Before he went to Montreal Dutoit had recorded for Erato. His Roussel symphonies are still a cornerstone of the Warner Apex catalogue. Dutoit’s tenure (1977-2002) with Orchestre symphonique de Montréal (OSM) and his friendship with Decca producer Ray Minshull – also the producer of CD 3 here – took the Montreal orchestra to an international eminence it had never previously won. When Dutoit left Montreal the orchestra’s grip on the world’s attention sank to a level secured by those recordings. As they gradually slipped from the catalogue so the orchestra’s profile faded. During those halcyon days Decca made well-loved versions of the orchestral Ravel, Debussy and Berlioz. No surprise – Dutoit is French-speaking Swiss-born and Montreal is in Quebec, the heartland of Gallophile nationalism within Canada. Apart from the usual prominent territory he seems never to have looked at the likes of Schmitt, Lazzari, Witkowski, Ropartz, Aubert, Lesur or Maurice – at least not on record. Dutoit also made Montreal forays into Prokofiev, Bartók, de Falla, Stravinsky and a host of early twentieth century others; not that he restricted himself to this area: Tchaikovsky for example.

He guested at Philadelphia in 1980 and then from 1990 to 1999 became its music director. He has been appointed chief conductor and artistic adviser to the orchestra from 2008 to 2012. Given the long Rachmaninov tradition in Philadelphia stretching back to Stokowski and Ormandy days it was no surprise that Dutoit and the orchestra would look in that direction. The auguries were good and the technology certainly delivers in the currency of refinement. You can sample the sophisticated and vibrant sound in the first five minutes of The Bells. On the other hand what should be bristling excitement seems blunted. It’s more Autumn reflective than Spring rapture - though I did really like the ardent tenor of Kaludi Kaludov. The same can be said of the smooth accounts of Spring and Three Russian Songs. This last disc was reissued by Decca Eloquence in 2005 and was well liked at the time by John Phillips. The Symphony No. 3 is also rather middle of the road, highly competent but not gripping; same goes for The Isle of the Dead although the little violin ‘commas’ at 3:55 are superbly etched in.
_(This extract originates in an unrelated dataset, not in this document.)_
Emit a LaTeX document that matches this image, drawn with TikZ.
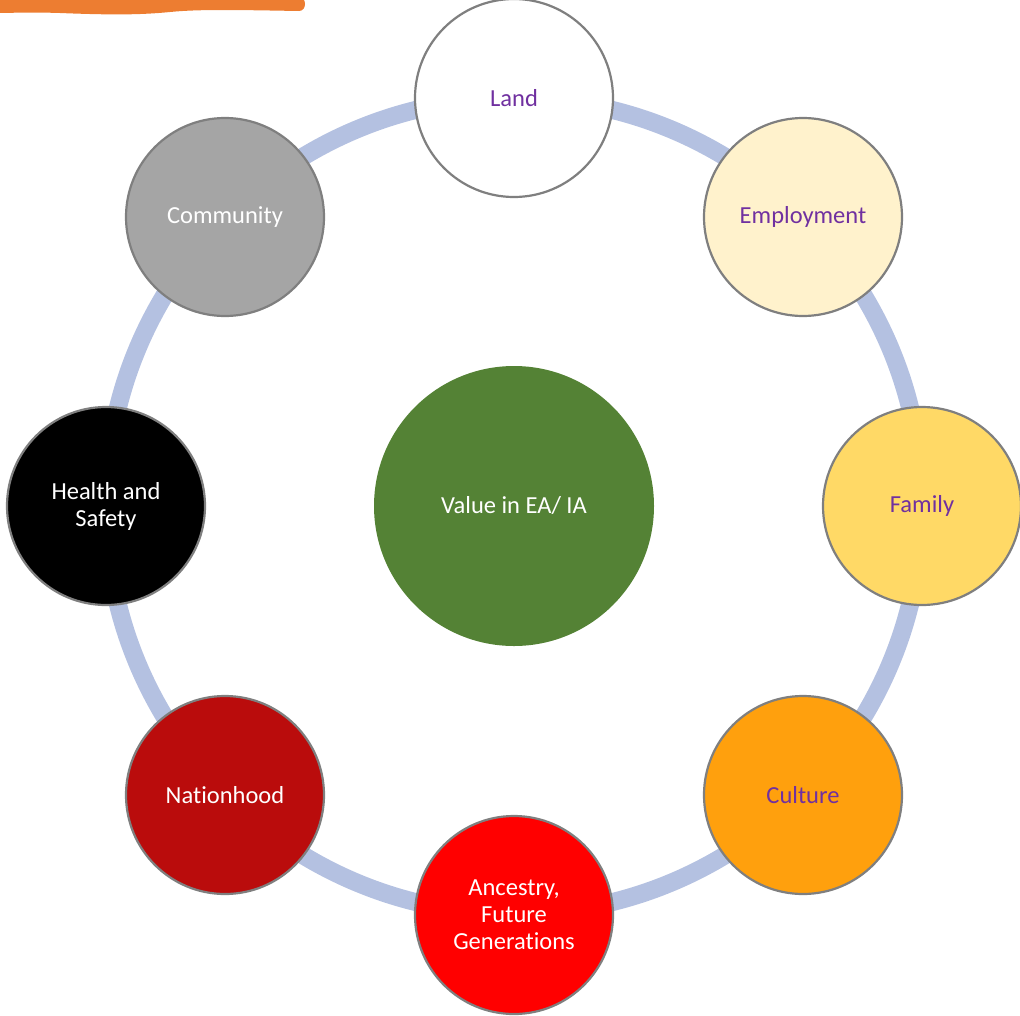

Things improve by a degree or two for the Symphonic Dances but nothing to compare with the classic Kondrashin or to Temirkanov on Signum or Neeme Järvi on Chandos or Brilliant. In fairness things do hot up in the final measures of the third dance but it’s too little too late. Unforgivably Dutoit does not insist on the final tam-tam smash being allowed to vibrate to silence. The Second Symphony is a cut above in this company. It all seems very well judged, sumptuous and with plenty of heady adrenaline. It can reliably be counted in the variegatedly excellent company of Svetlanov, Rozhdestvensky, Cura (do not forget him on any account), Kogan (dazzlingly bright) and Sanderling. The Rock is an early work and very Rimskian. It suits Dutoit’s temperament and is done lucidly and with considerable poetry. The First Symphony is also well put across. I really warmed to the second movement for the first time.

Exemplary design decisions by Newton Classics. The supportive notes are by David Gutman.

Not my set of choice but has highly refined sound with a generally cool emotional approach, an especially engaging Second Symphony and a good First. Will suit listeners who want less of the lush romantic side of Rachmaninov and prefer to avoid extremes of temperature.